- [Raw data]
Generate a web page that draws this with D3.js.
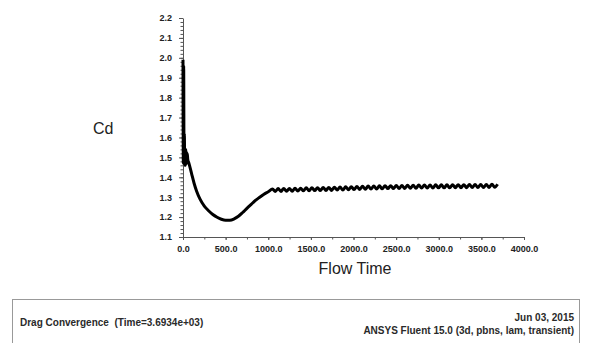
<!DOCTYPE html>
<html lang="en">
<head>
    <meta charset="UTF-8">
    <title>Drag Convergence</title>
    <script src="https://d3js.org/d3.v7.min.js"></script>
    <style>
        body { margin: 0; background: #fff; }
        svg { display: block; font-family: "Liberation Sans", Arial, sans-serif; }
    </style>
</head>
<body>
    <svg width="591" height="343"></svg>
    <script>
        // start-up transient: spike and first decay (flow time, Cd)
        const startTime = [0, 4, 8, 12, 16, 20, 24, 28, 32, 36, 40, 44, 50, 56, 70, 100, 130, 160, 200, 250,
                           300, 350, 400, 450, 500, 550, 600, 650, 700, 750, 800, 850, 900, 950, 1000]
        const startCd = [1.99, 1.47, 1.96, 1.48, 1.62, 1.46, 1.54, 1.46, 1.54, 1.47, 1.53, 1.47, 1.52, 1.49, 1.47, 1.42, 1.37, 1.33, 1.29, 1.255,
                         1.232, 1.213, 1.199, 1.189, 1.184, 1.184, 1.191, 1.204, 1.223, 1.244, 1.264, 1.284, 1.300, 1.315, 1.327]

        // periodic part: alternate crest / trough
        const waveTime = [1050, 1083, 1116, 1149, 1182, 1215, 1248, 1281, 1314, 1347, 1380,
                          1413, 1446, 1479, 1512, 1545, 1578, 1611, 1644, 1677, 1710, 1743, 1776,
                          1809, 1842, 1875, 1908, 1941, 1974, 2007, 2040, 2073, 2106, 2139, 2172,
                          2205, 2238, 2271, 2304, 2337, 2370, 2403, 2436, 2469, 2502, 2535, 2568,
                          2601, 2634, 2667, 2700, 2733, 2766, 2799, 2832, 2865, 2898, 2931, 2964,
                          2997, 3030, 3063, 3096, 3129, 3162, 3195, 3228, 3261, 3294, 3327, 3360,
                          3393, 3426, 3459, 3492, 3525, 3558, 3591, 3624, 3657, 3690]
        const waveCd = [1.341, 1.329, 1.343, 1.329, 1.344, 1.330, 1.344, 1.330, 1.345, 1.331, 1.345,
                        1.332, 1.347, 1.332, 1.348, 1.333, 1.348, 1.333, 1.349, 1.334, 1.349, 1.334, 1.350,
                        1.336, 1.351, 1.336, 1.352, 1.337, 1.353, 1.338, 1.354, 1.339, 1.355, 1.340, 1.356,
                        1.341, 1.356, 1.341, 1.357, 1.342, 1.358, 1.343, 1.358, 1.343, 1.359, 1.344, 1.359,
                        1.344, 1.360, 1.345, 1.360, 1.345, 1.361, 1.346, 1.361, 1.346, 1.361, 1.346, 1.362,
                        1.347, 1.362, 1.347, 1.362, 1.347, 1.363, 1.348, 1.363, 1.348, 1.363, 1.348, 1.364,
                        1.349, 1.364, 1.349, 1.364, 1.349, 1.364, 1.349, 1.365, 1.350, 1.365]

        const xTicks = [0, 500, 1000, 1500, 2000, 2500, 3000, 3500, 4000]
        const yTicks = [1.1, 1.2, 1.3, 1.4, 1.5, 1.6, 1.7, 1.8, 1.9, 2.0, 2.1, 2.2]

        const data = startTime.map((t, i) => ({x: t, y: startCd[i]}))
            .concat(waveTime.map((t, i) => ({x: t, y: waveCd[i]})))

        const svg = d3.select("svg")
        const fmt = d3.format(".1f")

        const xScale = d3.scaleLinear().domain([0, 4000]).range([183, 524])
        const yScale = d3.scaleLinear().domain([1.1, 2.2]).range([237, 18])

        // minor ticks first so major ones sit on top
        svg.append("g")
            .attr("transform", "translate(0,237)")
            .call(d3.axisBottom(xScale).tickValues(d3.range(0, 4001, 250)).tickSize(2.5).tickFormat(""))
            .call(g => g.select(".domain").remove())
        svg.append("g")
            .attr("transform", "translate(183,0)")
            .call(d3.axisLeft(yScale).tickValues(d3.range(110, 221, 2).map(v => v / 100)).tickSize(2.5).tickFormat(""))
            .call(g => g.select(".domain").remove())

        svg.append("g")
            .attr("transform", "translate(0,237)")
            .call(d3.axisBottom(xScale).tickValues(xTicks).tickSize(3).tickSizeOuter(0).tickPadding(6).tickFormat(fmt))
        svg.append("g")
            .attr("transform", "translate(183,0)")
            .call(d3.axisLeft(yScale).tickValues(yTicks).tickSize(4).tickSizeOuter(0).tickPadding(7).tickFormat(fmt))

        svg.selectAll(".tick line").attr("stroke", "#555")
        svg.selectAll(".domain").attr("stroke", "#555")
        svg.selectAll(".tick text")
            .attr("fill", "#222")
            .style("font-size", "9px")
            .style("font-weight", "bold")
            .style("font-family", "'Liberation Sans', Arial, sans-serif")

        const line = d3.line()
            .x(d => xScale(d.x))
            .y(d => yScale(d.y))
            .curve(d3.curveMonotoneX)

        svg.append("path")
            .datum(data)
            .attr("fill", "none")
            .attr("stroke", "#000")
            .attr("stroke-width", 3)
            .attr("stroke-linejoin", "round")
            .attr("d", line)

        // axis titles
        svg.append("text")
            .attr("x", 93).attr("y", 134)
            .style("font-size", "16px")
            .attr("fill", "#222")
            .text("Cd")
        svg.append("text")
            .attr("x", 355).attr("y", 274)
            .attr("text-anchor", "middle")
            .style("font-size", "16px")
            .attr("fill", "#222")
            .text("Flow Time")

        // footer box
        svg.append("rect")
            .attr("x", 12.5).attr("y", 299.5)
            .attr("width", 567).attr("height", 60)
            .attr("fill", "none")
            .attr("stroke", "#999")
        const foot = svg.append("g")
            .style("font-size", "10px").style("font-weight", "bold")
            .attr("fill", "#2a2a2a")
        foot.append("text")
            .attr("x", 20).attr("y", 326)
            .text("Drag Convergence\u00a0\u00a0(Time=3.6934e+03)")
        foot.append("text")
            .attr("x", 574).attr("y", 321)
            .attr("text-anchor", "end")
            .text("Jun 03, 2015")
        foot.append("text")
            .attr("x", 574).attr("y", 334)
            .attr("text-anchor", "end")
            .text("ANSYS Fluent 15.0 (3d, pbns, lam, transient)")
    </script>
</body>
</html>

- [What to produce] Repeat only what lies between the start of the data and the end of the line containing "1.300, 1.315, 1.327]", exactly, with pictures left out.

- [Right answer]
Generate a web page that draws this with D3.js.
<!DOCTYPE html>
<html lang="en">
<head>
    <meta charset="UTF-8">
    <title>Drag Convergence</title>
    <script src="https://d3js.org/d3.v7.min.js"></script>
    <style>
        body { margin: 0; background: #fff; }
        svg { display: block; font-family: "Liberation Sans", Arial, sans-serif; }
    </style>
</head>
<body>
    <svg width="591" height="343"></svg>
    <script>
        // start-up transient: spike and first decay (flow time, Cd)
        const startTime = [0, 4, 8, 12, 16, 20, 24, 28, 32, 36, 40, 44, 50, 56, 70, 100, 130, 160, 200, 250,
                           300, 350, 400, 450, 500, 550, 600, 650, 700, 750, 800, 850, 900, 950, 1000]
        const startCd = [1.99, 1.47, 1.96, 1.48, 1.62, 1.46, 1.54, 1.46, 1.54, 1.47, 1.53, 1.47, 1.52, 1.49, 1.47, 1.42, 1.37, 1.33, 1.29, 1.255,
                         1.232, 1.213, 1.199, 1.189, 1.184, 1.184, 1.191, 1.204, 1.223, 1.244, 1.264, 1.284, 1.300, 1.315, 1.327]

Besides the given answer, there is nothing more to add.